Чуть ниже виден Лайлап, чье учащенное дыхание указывает, как быстро приблизилась смерть. Целомудренная Любовь, «чьи опущены крылья», замыкает всю группу — стрела ее нацелена в движущихся навстречу лесных жителей, фавнов, козлищ, сатиров, сатиресс, в испуге крепко прижавших к себе детей; все они надвигаются на нас слева, по едва заметной тропе между передним планом картины и скалистой стеной, на нижнем уступе которой хранительница ручья изливает из урны воды, вещающие о несчастье. Над Эфидриадой и чуть дальше между заплетенными лозой деревьями неухоженной рощи виднеется еще одна фигура — женщины, рвущей на себе волосы. А центр полотна заполняют тенистые лужайки, спускающиеся прямо к реке; и совсем вдали — «океана царственный простор»: гасительница звезд Аврора бешено погоняет своих морскою влагою омытых коней, чтобы успеть собственными глазами увидеть, как соперница ее испустит последний вздох».

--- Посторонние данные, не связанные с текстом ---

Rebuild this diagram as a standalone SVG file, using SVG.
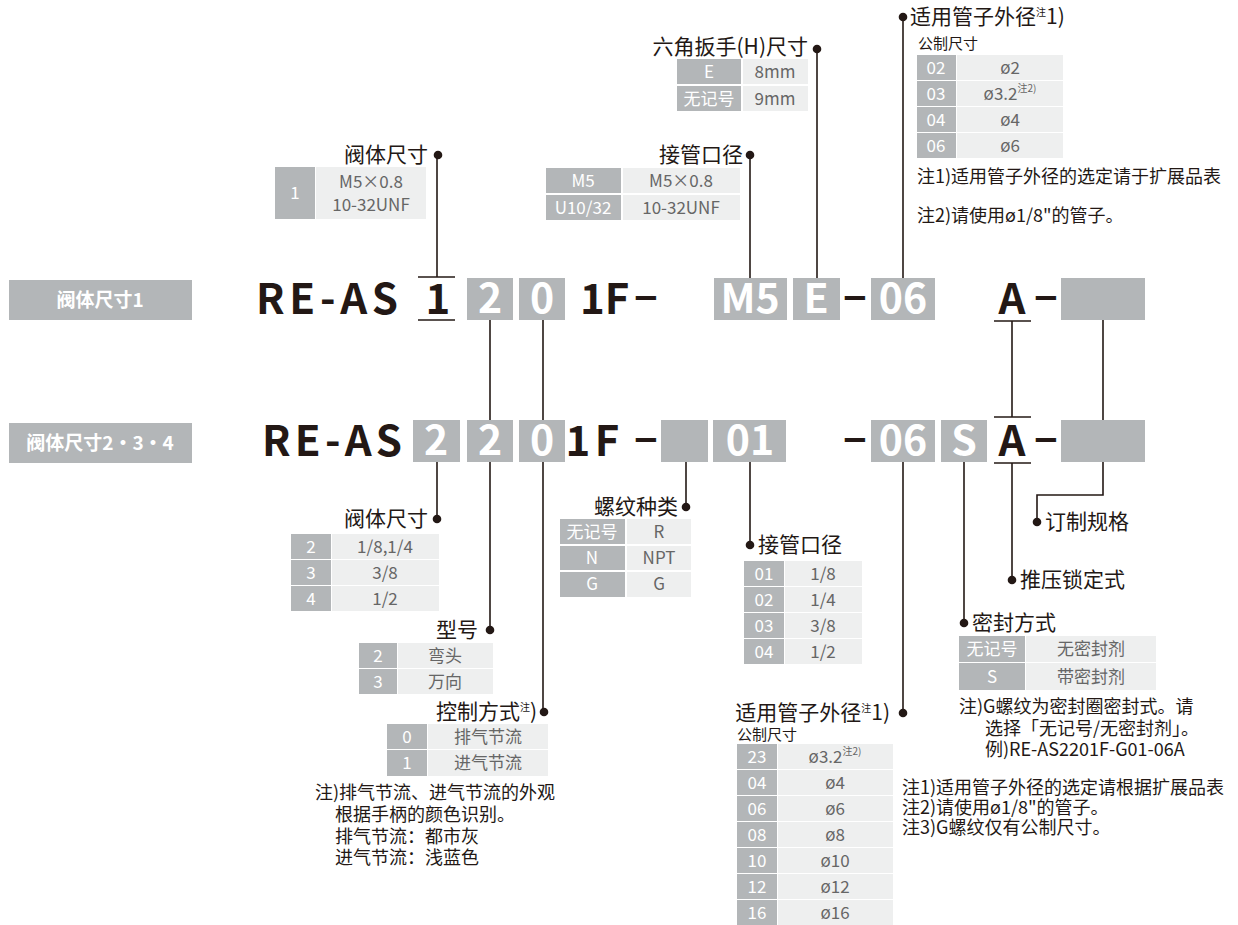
<svg xmlns="http://www.w3.org/2000/svg" width="1238" height="925" viewBox="0 0 1238 925">
<style>
text{font-family:'Noto Sans CJK SC','Noto Sans',sans-serif}
.g{fill:#b3b6b8}
.l{fill:#eeefef}
.tw{fill:#fff;font-size:17px;text-anchor:middle}
.tg{fill:#666;font-size:17px;text-anchor:middle}
.lbl{fill:#231815;font-size:21px}
.note{fill:#231815;font-size:18px}
.sub{fill:#231815;font-size:15px}
.big{fill:#231815;font-size:42px;font-weight:bold}
.bw{fill:#fff;font-size:41px;font-weight:bold;text-anchor:middle}
.dash{fill:#231815;font-size:41px;font-weight:bold;font-family:'Liberation Sans',sans-serif;text-anchor:middle}
.rl{fill:#fff;font-size:19px;font-weight:bold;text-anchor:middle}
.ln{stroke:#231815;stroke-width:1.6;fill:none}
.dot{fill:#231815}
.sup{font-size:10px}
</style>
<rect width="1238" height="925" fill="#fff"/>

<g id="connectors">
<line class="ln" x1="437" y1="155" x2="437" y2="277"/>
<line class="ln" x1="418" y1="277" x2="455" y2="277"/>
<line class="ln" x1="418" y1="320" x2="455" y2="320"/>
<line class="ln" x1="750" y1="155" x2="750" y2="278"/>
<line class="ln" x1="817" y1="49" x2="817" y2="278"/>
<line class="ln" x1="903" y1="17" x2="903" y2="278"/>
<line class="ln" x1="490" y1="320" x2="490" y2="420"/>
<line class="ln" x1="543" y1="320" x2="543" y2="420"/>
<line class="ln" x1="994" y1="321" x2="1031" y2="321"/>
<line class="ln" x1="1012" y1="321" x2="1012" y2="417"/>
<line class="ln" x1="994" y1="417" x2="1031" y2="417"/>
<line class="ln" x1="1103" y1="320" x2="1103" y2="420"/>
<line class="ln" x1="437" y1="462" x2="437" y2="519"/>
<line class="ln" x1="490" y1="462" x2="490" y2="630"/>
<line class="ln" x1="543" y1="462" x2="543" y2="712"/>
<line class="ln" x1="686" y1="462" x2="686" y2="507"/>
<line class="ln" x1="750" y1="462" x2="750" y2="545"/>
<line class="ln" x1="903" y1="462" x2="903" y2="713"/>
<line class="ln" x1="964" y1="462" x2="964" y2="623"/>
<line class="ln" x1="994" y1="463" x2="1031" y2="463"/>
<line class="ln" x1="1012" y1="463" x2="1012" y2="580"/>
<polyline class="ln" points="1103,462 1103,495 1037,495 1037,522"/>
<circle class="dot" cx="438" cy="155" r="4.3"/>
<circle class="dot" cx="750" cy="155" r="4.3"/>
<circle class="dot" cx="817" cy="49" r="4.3"/>
<circle class="dot" cx="903" cy="17" r="4.3"/>
<circle class="dot" cx="437" cy="519" r="4.3"/>
<circle class="dot" cx="490" cy="630" r="4.3"/>
<circle class="dot" cx="544" cy="712" r="4.3"/>
<circle class="dot" cx="686" cy="507" r="4.3"/>
<circle class="dot" cx="750" cy="545" r="4.3"/>
<circle class="dot" cx="903" cy="713" r="4.3"/>
<circle class="dot" cx="964" cy="623" r="4.3"/>
<circle class="dot" cx="1012" cy="580" r="4.3"/>
<circle class="dot" cx="1037" cy="522" r="4.3"/>
</g>

<g id="row-label-1">
<rect class="g" x="9" y="280" width="183" height="40"/>
<text class="rl" x="100" y="307">阀体尺寸1</text>
</g>
<g id="row-label-2">
<rect class="g" x="9" y="423" width="183" height="40"/>
<text class="rl" x="100" y="450">阀体尺寸2·3·4</text>
</g>

<g id="row1">
<text class="big" x="256" y="314" textLength="142" lengthAdjust="spacing">RE-AS</text>
<text class="big" x="438" y="314" text-anchor="middle">1</text>
<rect class="g" x="467" y="278" width="46" height="42"/><text class="bw" x="490" y="313">2</text>
<rect class="g" x="519" y="278" width="46" height="42"/><text class="bw" x="542" y="313">0</text>
<text class="big" x="580" y="314">1F</text>
<text class="dash" x="646" y="309">–</text>
<rect class="g" x="714" y="278" width="73" height="42"/><text class="bw" x="750" y="313">M5</text>
<rect class="g" x="793" y="278" width="47" height="42"/><text class="bw" x="816" y="313">E</text>
<text class="dash" x="855" y="309">–</text>
<rect class="g" x="871" y="278" width="64" height="42"/><text class="bw" x="903" y="313">06</text>
<text class="big" x="1012" y="314" text-anchor="middle">A</text>
<text class="dash" x="1046" y="309">–</text>
<rect class="g" x="1061" y="278" width="84" height="42"/>
</g>

<g id="row2">
<text class="big" x="262" y="456" textLength="140" lengthAdjust="spacing">RE-AS</text>
<rect class="g" x="413" y="420" width="47" height="42"/><text class="bw" x="436" y="455">2</text>
<rect class="g" x="467" y="420" width="46" height="42"/><text class="bw" x="490" y="455">2</text>
<rect class="g" x="519" y="420" width="46" height="42"/><text class="bw" x="542" y="455">0</text>
<text class="big" x="578" y="456" text-anchor="middle">1</text>
<text class="big" x="607" y="456" text-anchor="middle">F</text>
<text class="dash" x="646" y="451">–</text>
<rect class="g" x="661" y="420" width="47" height="42"/>
<rect class="g" x="713" y="420" width="73" height="42"/><text class="bw" x="750" y="455">01</text>
<text class="dash" x="855" y="451">–</text>
<rect class="g" x="871" y="420" width="64" height="42"/><text class="bw" x="903" y="455">06</text>
<rect class="g" x="941" y="420" width="46" height="42"/><text class="bw" x="964" y="455">S</text>
<text class="big" x="1012" y="456" text-anchor="middle">A</text>
<text class="dash" x="1046" y="451">–</text>
<rect class="g" x="1061" y="420" width="84" height="42"/>
</g>

<g id="n-body-size-1">
<text class="lbl" x="428" y="162" text-anchor="end">阀体尺寸</text>
<rect class="g" x="275" y="167" width="40" height="52"/>
<rect class="l" x="316" y="167" width="110" height="52"/>
<text class="tw" x="295" y="199">1</text>
<text class="tg" x="371" y="188">M5×0.8</text>
<text class="tg" x="371" y="211">10-32UNF</text>
</g>

<g id="n-port-1">
<text class="lbl" x="743" y="162" text-anchor="end">接管口径</text>
<rect class="g" x="546" y="168" width="75" height="25"/><rect class="l" x="623" y="168" width="117" height="25"/>
<rect class="g" x="546" y="195" width="75" height="25"/><rect class="l" x="623" y="195" width="117" height="25"/>
<text class="tw" x="583" y="187">M5</text><text class="tg" x="681" y="187">M5×0.8</text>
<text class="tw" x="583" y="214">U10/32</text><text class="tg" x="681" y="214">10-32UNF</text>
</g>

<g id="n-hex">
<text class="lbl" x="808" y="54" text-anchor="end">六角扳手(H)尺寸</text>
<rect class="g" x="677" y="59" width="64" height="25"/><rect class="l" x="743" y="59" width="65" height="25"/>
<rect class="g" x="677" y="86" width="64" height="25"/><rect class="l" x="743" y="86" width="65" height="25"/>
<text class="tw" x="709" y="78">E</text><text class="tg" x="775" y="78">8mm</text>
<text class="tw" x="709" y="105">无记号</text><text class="tg" x="775" y="105">9mm</text>
</g>

<g id="n-tube-1">
<text class="lbl" x="910" y="24">适用管子外径<tspan class="sup" dy="-8">注</tspan><tspan dy="8">1)</tspan></text>
<text class="sub" x="918" y="49">公制尺寸</text>
<rect class="g" x="917" y="55" width="39" height="25"/><rect class="l" x="957" y="55" width="106" height="25"/>
<rect class="g" x="917" y="81" width="39" height="25"/><rect class="l" x="957" y="81" width="106" height="25"/>
<rect class="g" x="917" y="107" width="39" height="25"/><rect class="l" x="957" y="107" width="106" height="25"/>
<rect class="g" x="917" y="133" width="39" height="25"/><rect class="l" x="957" y="133" width="106" height="25"/>
<text class="tw" x="936" y="74">02</text><text class="tg" x="1010" y="74">ø2</text>
<text class="tw" x="936" y="100">03</text><text class="tg" x="1010" y="100">ø3.2<tspan class="sup" font-size="8" dy="-8">注2)</tspan></text>
<text class="tw" x="936" y="126">04</text><text class="tg" x="1010" y="126">ø4</text>
<text class="tw" x="936" y="152">06</text><text class="tg" x="1010" y="152">ø6</text>
<text class="note" x="917" y="183">注1)适用管子外径的选定请于扩展品表</text>
<text class="note" x="917" y="222">注2)请使用ø1/8"的管子。</text>
</g>

<g id="n-body-size-2">
<text class="lbl" x="428" y="526" text-anchor="end">阀体尺寸</text>
<rect class="g" x="291" y="534" width="40" height="25"/><rect class="l" x="332" y="534" width="107" height="25"/>
<rect class="g" x="291" y="560" width="40" height="25"/><rect class="l" x="332" y="560" width="107" height="25"/>
<rect class="g" x="291" y="586" width="40" height="25"/><rect class="l" x="332" y="586" width="107" height="25"/>
<text class="tw" x="311" y="553">2</text><text class="tg" x="385" y="553">1/8,1/4</text>
<text class="tw" x="311" y="579">3</text><text class="tg" x="385" y="579">3/8</text>
<text class="tw" x="311" y="605">4</text><text class="tg" x="385" y="605">1/2</text>
</g>

<g id="n-model">
<text class="lbl" x="478" y="637" text-anchor="end">型号</text>
<rect class="g" x="359" y="643" width="38" height="25"/><rect class="l" x="398" y="643" width="95" height="25"/>
<rect class="g" x="359" y="669" width="38" height="25"/><rect class="l" x="398" y="669" width="95" height="25"/>
<text class="tw" x="378" y="662">2</text><text class="tg" x="445" y="662">弯头</text>
<text class="tw" x="378" y="688">3</text><text class="tg" x="445" y="688">万向</text>
</g>

<g id="n-control">
<text class="lbl" x="537" y="719" text-anchor="end">控制方式<tspan class="sup" dy="-8">注</tspan><tspan dy="8">)</tspan></text>
<rect class="g" x="387" y="724" width="40" height="25"/><rect class="l" x="428" y="724" width="120" height="25"/>
<rect class="g" x="387" y="750" width="40" height="26"/><rect class="l" x="428" y="750" width="120" height="26"/>
<text class="tw" x="407" y="743">0</text><text class="tg" x="488" y="743">排气节流</text>
<text class="tw" x="407" y="769">1</text><text class="tg" x="488" y="769">进气节流</text>
<text class="note" x="315" y="799">注)排气节流、进气节流的外观</text>
<text class="note" x="335" y="821">根据手柄的颜色识别。</text>
<text class="note" x="335" y="843">排气节流：都市灰</text>
<text class="note" x="335" y="864">进气节流：浅蓝色</text>
</g>

<g id="n-thread">
<text class="lbl" x="678" y="514" text-anchor="end">螺纹种类</text>
<rect class="g" x="560" y="519" width="65" height="25"/><rect class="l" x="627" y="519" width="64" height="25"/>
<rect class="g" x="560" y="546" width="65" height="24"/><rect class="l" x="627" y="546" width="64" height="24"/>
<rect class="g" x="560" y="572" width="65" height="25"/><rect class="l" x="627" y="572" width="64" height="25"/>
<text class="tw" x="592" y="538">无记号</text><text class="tg" x="659" y="538">R</text>
<text class="tw" x="592" y="564">N</text><text class="tg" x="659" y="564">NPT</text>
<text class="tw" x="592" y="590">G</text><text class="tg" x="659" y="590">G</text>
</g>

<g id="n-port-2">
<text class="lbl" x="758" y="552">接管口径</text>
<rect class="g" x="744" y="561" width="40" height="25"/><rect class="l" x="785" y="561" width="77" height="25"/>
<rect class="g" x="744" y="587" width="40" height="25"/><rect class="l" x="785" y="587" width="77" height="25"/>
<rect class="g" x="744" y="613" width="40" height="25"/><rect class="l" x="785" y="613" width="77" height="25"/>
<rect class="g" x="744" y="639" width="40" height="25"/><rect class="l" x="785" y="639" width="77" height="25"/>
<text class="tw" x="764" y="580">01</text><text class="tg" x="823" y="580">1/8</text>
<text class="tw" x="764" y="606">02</text><text class="tg" x="823" y="606">1/4</text>
<text class="tw" x="764" y="632">03</text><text class="tg" x="823" y="632">3/8</text>
<text class="tw" x="764" y="658">04</text><text class="tg" x="823" y="658">1/2</text>
</g>

<g id="n-tube-2">
<text class="lbl" x="890" y="720" text-anchor="end">适用管子外径<tspan class="sup" dy="-8">注</tspan><tspan dy="8">1)</tspan></text>
<text class="sub" x="737" y="740" font-size="16">公制尺寸</text>
<rect class="g" x="737" y="744" width="40" height="25"/><rect class="l" x="778" y="744" width="115" height="25"/>
<rect class="g" x="737" y="770" width="40" height="25"/><rect class="l" x="778" y="770" width="115" height="25"/>
<rect class="g" x="737" y="796" width="40" height="25"/><rect class="l" x="778" y="796" width="115" height="25"/>
<rect class="g" x="737" y="822" width="40" height="25"/><rect class="l" x="778" y="822" width="115" height="25"/>
<rect class="g" x="737" y="848" width="40" height="25"/><rect class="l" x="778" y="848" width="115" height="25"/>
<rect class="g" x="737" y="874" width="40" height="25"/><rect class="l" x="778" y="874" width="115" height="25"/>
<rect class="g" x="737" y="900" width="40" height="25"/><rect class="l" x="778" y="900" width="115" height="25"/>
<text class="tw" x="757" y="763">23</text><text class="tg" x="835" y="763">ø3.2<tspan class="sup" font-size="8" dy="-8">注2)</tspan></text>
<text class="tw" x="757" y="789">04</text><text class="tg" x="835" y="789">ø4</text>
<text class="tw" x="757" y="815">06</text><text class="tg" x="835" y="815">ø6</text>
<text class="tw" x="757" y="841">08</text><text class="tg" x="835" y="841">ø8</text>
<text class="tw" x="757" y="867">10</text><text class="tg" x="835" y="867">ø10</text>
<text class="tw" x="757" y="893">12</text><text class="tg" x="835" y="893">ø12</text>
<text class="tw" x="757" y="919">16</text><text class="tg" x="835" y="919">ø16</text>
<text class="note" x="902" y="794">注1)适用管子外径的选定请根据扩展品表</text>
<text class="note" x="902" y="814">注2)请使用ø1/8"的管子。</text>
<text class="note" x="902" y="834">注3)G螺纹仅有公制尺寸。</text>
</g>

<g id="n-seal">
<text class="lbl" x="972" y="630">密封方式</text>
<rect class="g" x="959" y="636" width="66" height="26"/><rect class="l" x="1026" y="636" width="130" height="26"/>
<rect class="g" x="959" y="663" width="66" height="27"/><rect class="l" x="1026" y="663" width="130" height="27"/>
<text class="tw" x="992" y="655">无记号</text><text class="tg" x="1091" y="655">无密封剂</text>
<text class="tw" x="992" y="683">S</text><text class="tg" x="1091" y="683">带密封剂</text>
<text class="note" x="959" y="713">注)G螺纹为密封圈密封式。请</text>
<text class="note" x="985" y="735">选择「无记号/无密封剂」。</text>
<text class="note" x="985" y="756">例)RE-AS2201F-G01-06A</text>
</g>

<g id="n-push-lock">
<text class="lbl" x="1020" y="587">推压锁定式</text>
</g>

<g id="n-custom">
<text class="lbl" x="1045" y="529">订制规格</text>
</g>
</svg>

Если бы Уэйнрайт дал себе труд со старанием переписать этот пассаж, вышли бы две замечательные страницы. Сама мысль превратить рассказ о картине в стихотворение, написанное прозой, великолепна. Той же целью вдохновляются многие из лучших современных писателей. В наш крайне уродливый благоразумный век искусство черпает не из жизни, но из других искусств.
Надо еще сказать, что и художники, о которых Уэйнрайт отзывался с симпатией, на удивление разнообразны. Его, допустим, неизменно и сильно привлекало все связанное со сценой; он требовал, чтобы и костюмы, и декорации были исторически безупречны. «В искусстве, — читаем у него где-то, — все, что стоит делать, должно быть сделано хорошо»; а далее он пишет, что, допустив анахронизм хотя бы один только раз, мы уже с трудом определим, когда допущения такого рода становятся нетерпимыми. И в литературе он, как лорд Биконсфилд по всем известному поводу, высказывался «в поддержку ангелов». Он был среди первых поклонников Китса и Шелли, этого «каждым нервом воспринимающего, поэтичного Шелли», как он его называет. Его восхищение Вордсвортом глубоко и прочувствованно. Он высоко ценил Уильяма Блейка. Один из лучших сохранившихся экземпляров «Песен Неведения и Познания» был награвирован специально для него. Он любил Алена Шартье, и Ронсара, и драматургов-елизаветинцев, и Чосера, и Чэпмена, и Петрарку. И все искусства были для него одно искусство. «Наши критики, — мудро замечает он, — кажется, вовсе не отдают себе отчета в том, что основания поэзии и живописи те же самые, а поэтому любой успех в серьезном овладении тем или другим искусством порождает точно такой же прогресс и в остальных»; а еще где-то у него сказано, что человек, который не ценит Микеланджело, но рассуждает о своей приверженности Мильтону, должен либо обманывать слушателей, либо обманываться сам. К тем, кто вместе с ним печатался в «Лондон мэгэзин», он всегда был в высшей степени благодушен, не скупясь на похвалы в адрес Барри Корнуолла, Аллана Каннингема, Хэзлита, Элтона, Ли Ханта и не выказывая при этом задних мыслей, столь частых у друзей. Многое из написанного им о Чарлзе Лэме по-своему восхитительно; демонстрируя истинное дарование комического актера, Уэйнрайт в этих статьях имитирует стилистику того, кому они посвящены: «Что мне сказать о тебе, не повторяя известного всем и каждому? Ты жизнерадостен, как мальчик, и мудр, как подобает мужу; в сердце твоем нежность, навлекающая на глаза слезы, как мало кому до тебя удавалось».